Para o governo, contra toda a lógica, não há ilegalidade no repasse de recursos para o Movimento dos Sem-Terra (MST). Assessores palacianos lembram que, no passado, quando houve denúncia semelhante, estudos feitos pelo Ministério do Desenvolvimento Agrário não detectaram repasses irregulares. Ora, não é que os repasses sejam irregulares. Que eles são regulares, disto sabemos. Mas regular não é sinônimo de legal. Tanto o governo como as ONGs internacionais que financiam o MST estão financiando bandoleiros que fazem do crime uma bandeira.

Já a cúpula do Congresso endossou as críticas de Gilberto Mendes ao financiamento público dos sem-terra. Para os presidentes do Senado e da Câmara, José Sarney e Michel Temer , o Poder Judiciário deve coibir ilegalidades quando houver desrespeito à Constituição. Mais duas antas descobrindo a América.

Para o advogado Patrick Mariano, porta-voz da Associação Nacional de Cooperação Agrícola (Anca), Mendes "usa o cargo de magistrado para fazer política. Isso é arriscado para a democracia. Afinal, o que se pode esperar de um magistrado que se manifesta politicamente a respeito de uma questão, que mais tarde será julgada por ele? O que se espera de um juiz é imparcialidade e serenidade".

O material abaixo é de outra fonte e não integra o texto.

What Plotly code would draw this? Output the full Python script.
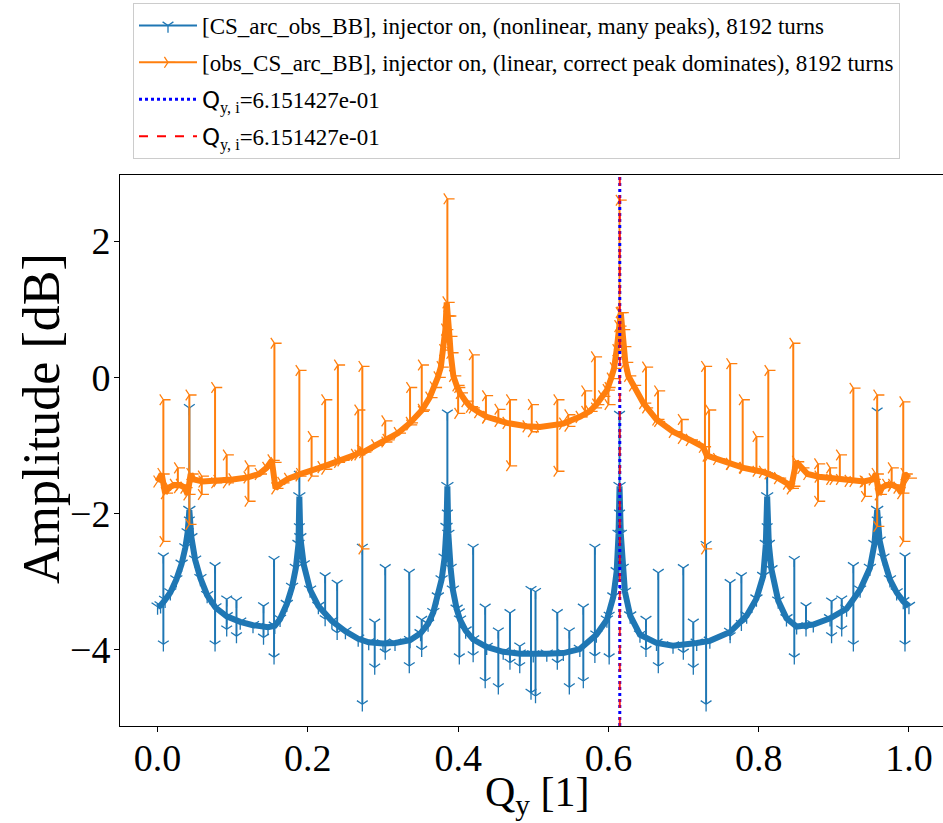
import plotly.graph_objects as go

# ---------------- data ----------------
Q_TUNE = 0.6151427

SERIES_NAMES = [
    "[CS_arc_obs_BB], injector on, (nonlinear, many peaks), 8192 turns",
    "[obs_CS_arc_BB], injector on, (linear, correct peak dominates), 8192 turns",
]
X_TITLE = "Q<sub>y</sub> [1]"
Y_TITLE = "Amplitude [dB]"

X_TICKS = [0.0, 0.2, 0.4, 0.6, 0.8, 1.0]
X_TICK_LABELS = ["0.0", "0.2", "0.4", "0.6", "0.8", "1.0"]
Y_TICKS = [-4, -2, 0, 2]
Y_TICK_LABELS = ["\u22124", "\u22122", "0", "2"]

# blue spectrum: smooth envelope
BLUE_ENV_Q = [0.000, 0.004, 0.010, 0.017, 0.025, 0.032, 0.037, 0.040, 0.0423, 0.045, 0.050, 0.057,
              0.066, 0.077, 0.092, 0.110, 0.127, 0.147, 0.156, 0.163, 0.172, 0.179, 0.184, 0.1875,
              0.1887, 0.190, 0.1945, 0.203, 0.214, 0.232, 0.250, 0.267, 0.281, 0.300, 0.316, 0.336,
              0.350, 0.360, 0.367, 0.373, 0.378, 0.382, 0.3845, 0.3857, 0.387, 0.390, 0.393, 0.398,
              0.4025, 0.410, 0.420, 0.438, 0.460, 0.482, 0.500,
              0.518, 0.540, 0.562, 0.584, 0.598, 0.6066, 0.611, 0.6135, 0.6148, 0.6165, 0.619,
              0.622, 0.629, 0.642, 0.664, 0.686, 0.7175, 0.735, 0.762, 0.784, 0.797, 0.806, 0.8095,
              0.8113, 0.8135, 0.817, 0.826, 0.837, 0.8505, 0.8727, 0.895, 0.917, 0.935, 0.948,
              0.954, 0.9577, 0.961, 0.966, 0.9747, 0.9836, 0.9924, 1.000]
BLUE_ENV_A = [-3.37, -3.35, -3.27, -3.16, -2.97, -2.74, -2.50, -2.28, -1.95, -2.35, -2.68, -2.95,
              -3.20, -3.38, -3.51, -3.59, -3.64, -3.67, -3.65, -3.55, -3.33, -3.08, -2.80, -2.45,
              -1.75, -2.35, -2.75, -3.12, -3.36, -3.58, -3.73, -3.84, -3.89, -3.91, -3.90, -3.86,
              -3.76, -3.62, -3.45, -3.22, -2.97, -2.65, -2.20, -1.60, -2.30, -2.80, -3.12, -3.40,
              -3.56, -3.72, -3.85, -3.96, -4.03, -4.06, -4.07,
              -4.06, -4.05, -3.99, -3.78, -3.56, -3.22, -2.85, -2.30, -1.60, -2.30, -2.80,
              -3.15, -3.50, -3.78, -3.90, -3.94, -3.90, -3.87, -3.74, -3.50, -3.25, -2.92, -2.45,
              -1.75, -2.45, -2.82, -3.28, -3.54, -3.66, -3.63, -3.54, -3.40, -3.12, -2.80,
              -2.45, -1.95, -2.40, -2.65, -2.97, -3.16, -3.29, -3.36]

# blue spectrum: narrow lines (position, upper end, lower end)
BLUE_SPIKE_Q = [0.0077, 0.0423, 0.0765, 0.092, 0.105, 0.141, 0.155, 0.1887, 0.223, 0.239, 0.2725,
                0.289, 0.303, 0.335, 0.3515, 0.3857, 0.4016, 0.420, 0.436, 0.4535, 0.469, 0.482,
                0.497, 0.503, 0.532, 0.548, 0.5666, 0.582, 0.601, 0.6148, 0.650, 0.6664, 0.6997,
                0.713, 0.730, 0.762, 0.777, 0.8113, 0.8474, 0.863, 0.897, 0.9105, 0.926, 0.9577,
                0.9947]
BLUE_SPIKE_HI = [-2.63, -0.45, -2.77, -3.26, -3.28, -3.36, -2.68, -1.43, -2.92, -3.03, -2.50,
                 -3.60, -2.80, -2.87, -3.56, -0.53, -3.45, -2.50, -3.38, -3.73, -3.46, -3.95,
                 -3.12, -3.15, -3.46, -3.73, -3.38, -2.50, -3.50, -0.55, -3.56, -2.87, -2.80,
                 -3.60, -2.46, -3.02, -2.92, -1.45, -2.68, -3.36, -3.29, -3.26, -2.77, -0.50,
                 -2.63]
BLUE_SPIKE_LO = [-3.92, -2.10, -3.92, -3.70, -3.80, -3.82, -4.11, -2.20, -3.55, -3.75, -4.80,
                 -4.26, -4.04, -4.24, -4.00, -2.00, -4.11, -4.08, -4.46, -4.55, -4.19, -4.24,
                 -4.63, -4.68, -4.19, -4.55, -4.46, -4.09, -4.11, -2.00, -4.00, -4.24, -4.04,
                 -4.26, -4.80, -3.80, -3.62, -2.20, -4.11, -3.70, -3.80, -3.70, -3.92, -2.10,
                 -3.92]

# orange spectrum: smooth envelope
ORANGE_ENV_Q = [0.000, 0.0055, 0.010, 0.015, 0.022, 0.030, 0.036, 0.040, 0.044, 0.048, 0.060,
                0.080, 0.100, 0.120, 0.135, 0.145, 0.152, 0.157, 0.165, 0.174, 0.190, 0.2185,
                0.245, 0.263, 0.271, 0.274, 0.290, 0.305, 0.320, 0.336, 0.352, 0.362, 0.368,
                0.373, 0.377, 0.3805, 0.383, 0.3848, 0.387, 0.3885, 0.390, 0.3936, 0.398,
                0.4025, 0.410, 0.416, 0.427, 0.438, 0.4647, 0.4913, 0.509,
                0.540, 0.562, 0.575, 0.584, 0.592, 0.598, 0.6035, 0.6075, 0.611, 0.6135,
                0.6165, 0.6185, 0.620, 0.6225, 0.6265, 0.633, 0.6465, 0.664, 0.686, 0.7086,
                0.726, 0.731, 0.745, 0.762, 0.780, 0.806, 0.826, 0.838, 0.843, 0.850, 0.857,
                0.865, 0.880, 0.900, 0.920, 0.940, 0.952, 0.956, 0.960, 0.964, 0.970, 0.978,
                0.985, 0.990, 0.9945, 1.000]
ORANGE_ENV_A = [-1.53, -1.42, -1.70, -1.62, -1.58, -1.58, -1.62, -1.72, -1.42, -1.50, -1.53,
                -1.52, -1.50, -1.47, -1.42, -1.33, -1.22, -1.63, -1.55, -1.49, -1.42, -1.32,
                -1.22, -1.14, -1.08, -1.10, -1.00, -0.92, -0.82, -0.67, -0.48, -0.30, -0.15,
                0.00, 0.15, 0.40, 0.70, 1.10, 0.90, 0.60, 0.36, 0.02, -0.12,
                -0.23, -0.35, -0.43, -0.51, -0.58, -0.67, -0.72, -0.73,
                -0.68, -0.58, -0.50, -0.40, -0.28, -0.19, -0.02, 0.13, 0.40, 0.75,
                0.95, 0.70, 0.45, 0.22, 0.02, -0.12, -0.38, -0.62, -0.80, -0.92,
                -1.02, -1.15, -1.20, -1.27, -1.33, -1.39, -1.48, -1.56, -1.63, -1.24, -1.33,
                -1.42, -1.46, -1.49, -1.52, -1.53, -1.50, -1.42, -1.72, -1.62, -1.58, -1.58,
                -1.62, -1.70, -1.42, -1.48]

# orange spectrum: narrow lines (position, upper end, lower end)
ORANGE_SPIKE_Q = [0.0077, 0.027, 0.0423, 0.0588, 0.0765, 0.092, 0.1209, 0.1555, 0.1887, 0.205,
                  0.223, 0.240, 0.267, 0.2725, 0.303, 0.336, 0.3516, 0.3857, 0.400, 0.4194,
                  0.437, 0.4535, 0.469, 0.498, 0.532, 0.5466, 0.569, 0.582, 0.600, 0.6148,
                  0.650, 0.666, 0.6975, 0.7285, 0.734, 0.762, 0.7787, 0.797, 0.8128, 0.846,
                  0.879, 0.895, 0.908, 0.926, 0.9414, 0.9577, 0.977, 0.9924]
ORANGE_SPIKE_HI = [-0.33, -1.33, -0.26, -1.45, -0.15, -1.14, -1.30, 0.50, 0.10, -0.87,
                   -0.33, 0.18, -0.48, 0.16, -0.64, -0.15, 0.18, 2.62, -0.15, 0.33,
                   -0.27, -0.47, -0.33, -0.40, -0.33, -0.55, -0.20, 0.30, -0.15, 2.60,
                   0.15, -0.20, -0.62, 0.16, -0.48, 0.20, -0.33, -0.87, 0.10, 0.50,
                   -1.27, -1.33, -1.14, -0.16, -1.53, -0.26, -1.33, -0.36]
ORANGE_SPIKE_LO = [-2.41, -1.62, -2.16, -1.72, -1.55, -1.55, -1.82, -1.25, -1.45, -1.45,
                   -1.35, -1.25, -1.14, -2.52, -0.95, -0.70, -0.50, 0.90, -0.53, -0.45,
                   -0.60, -0.65, -1.30, -0.80, -1.38, -0.72, -0.50, -0.45, -0.40, 0.95,
                   -0.45, -0.65, -0.90, -2.52, -1.15, -1.28, -1.33, -1.38, -1.42, -1.60,
                   -1.82, -1.50, -1.50, -1.53, -1.75, -2.19, -1.60, -2.41]

BLUE = "#1f77b4"
ORANGE = "#ff7f0e"


def spike_xy(sp_q, sp_hi, sp_lo):
    xs, ys = [], []
    for q, hi, lo in zip(sp_q, sp_hi, sp_lo):
        xs += [q, q, None]
        ys += [hi, lo, None]
    return xs, ys


fig = go.Figure()


def add_series(env_q, env_a, sp_q, sp_hi, sp_lo, color, symbol, name, group):
    fig.add_trace(go.Scatter(
        x=env_q, y=env_a, mode="lines+markers", showlegend=False, hoverinfo="skip",
        legendgroup=group,
        line=dict(color=color, width=6),
        marker=dict(symbol=symbol, size=10, color=color, line=dict(width=1.3, color=color)),
    ))
    sx, sy = spike_xy(sp_q, sp_hi, sp_lo)
    fig.add_trace(go.Scatter(
        x=sx, y=sy, mode="lines+markers", name=name, legendgroup=group,
        line=dict(color=color, width=2),
        marker=dict(symbol=symbol, size=9, color=color, line=dict(width=1.3, color=color)),
    ))


add_series(BLUE_ENV_Q, BLUE_ENV_A, BLUE_SPIKE_Q, BLUE_SPIKE_HI, BLUE_SPIKE_LO,
           BLUE, "y-down", SERIES_NAMES[0], "g1")
add_series(ORANGE_ENV_Q, ORANGE_ENV_A, ORANGE_SPIKE_Q, ORANGE_SPIKE_HI, ORANGE_SPIKE_LO,
           ORANGE, "y-right", SERIES_NAMES[1], "g2")

q_label = ("<span style=\"font-family:'DejaVu Sans'\">Q</span><sub>y, i</sub>="
           + f"{Q_TUNE:.6e}")
fig.add_trace(go.Scatter(x=[None], y=[None], mode="lines", name=q_label, legendgroup="g3",
                         line=dict(color="blue", width=3, dash="dot")))
fig.add_trace(go.Scatter(x=[None], y=[None], mode="lines", name=q_label, legendgroup="g4",
                         line=dict(color="red", width=2, dash="dash")))

fig.add_shape(type="line", xref="x", yref="paper", x0=Q_TUNE, x1=Q_TUNE, y0=0, y1=1,
              line=dict(color="blue", width=3, dash="dot"))
fig.add_shape(type="line", xref="x", yref="paper", x0=Q_TUNE, x1=Q_TUNE, y0=0, y1=1,
              line=dict(color="rgba(255,0,0,0.85)", width=2, dash="dash"))

# axis titles
fig.add_annotation(text=Y_TITLE, xref="paper", yref="paper", x=(41 - 120) / 823,
                   y=(726 - 419) / 551, textangle=-90, showarrow=False,
                   xanchor="center", yanchor="middle",
                   font=dict(family="Liberation Serif", size=52, color="black"))
fig.add_annotation(text=X_TITLE, xref="paper", yref="paper", x=(537 - 120) / 823,
                   y=(726 - 795) / 551, showarrow=False,
                   xanchor="center", yanchor="middle",
                   font=dict(family="Liberation Serif", size=42, color="black"))

fig.update_layout(
    width=943, height=823,
    margin=dict(l=120, r=0, t=175, b=97),
    plot_bgcolor="white", paper_bgcolor="white",
    font=dict(family="Liberation Serif", color="black"),
    legend=dict(
        x=(133 - 120) / 823, xanchor="left", y=(726 - 3) / 551, yanchor="top",
        bgcolor="white", bordercolor="#cccccc", borderwidth=1,
        font=dict(family="Liberation Serif", size=23, color="black"),
        itemwidth=58, tracegroupgap=4,
    ),
    xaxis=dict(
        range=[-0.05, 1.0453], tickvals=X_TICKS, ticktext=X_TICK_LABELS,
        ticks="outside", ticklen=5, tickcolor="black", ticklabelstandoff=-7,
        showline=True, linecolor="black", linewidth=1, mirror=True,
        showgrid=False, zeroline=False,
        tickfont=dict(family="Liberation Serif", size=38),
    ),
    yaxis=dict(
        range=[-5.12, 2.97], tickvals=Y_TICKS, ticktext=Y_TICK_LABELS,
        ticks="outside", ticklen=5, tickcolor="black", ticklabelstandoff=-4,
        showline=True, linecolor="black", linewidth=1, mirror=False,
        showgrid=False, zeroline=False,
        tickfont=dict(family="Liberation Serif", size=38),
    ),
)

fig.write_html("out.html", config={"displayModeBar": False},
               post_script="document.body.style.margin='0px';")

Ora, Mendes não estava fazendo política. Tampouco estava se manifestando politicamente a respeito de questão alguma. Estava apenas enunciando um postulado elementar do Direito: é crime financiar o crime. Mariano também lembrou que não foi a primeira vez que Mendes investiu contra o MST. "No discurso de posse ele já havia atacado o movimento".

Como afirmei ainda ontem, tudo não passará de um arroubo de retórica, um sonho de uma noite de verão. Ficará o dito pelo não-dito e o governo continuará financiando serenamente a bandidagem. Para poupar o Supremo Apedeuta de um pronunciamento, os áulicos do Planalto já tomaram a iniciativa de desqualificar o ministro. Isto não é coisa que se diga. Ainda mais quando quem a diz é um dos mais altos magistrados da nação. Espera-se a manifestação urgente do comissário do povo Tarso Genro.

Mais um pouco, e ilícito será afirmar que é ilícito financiar o ilícito.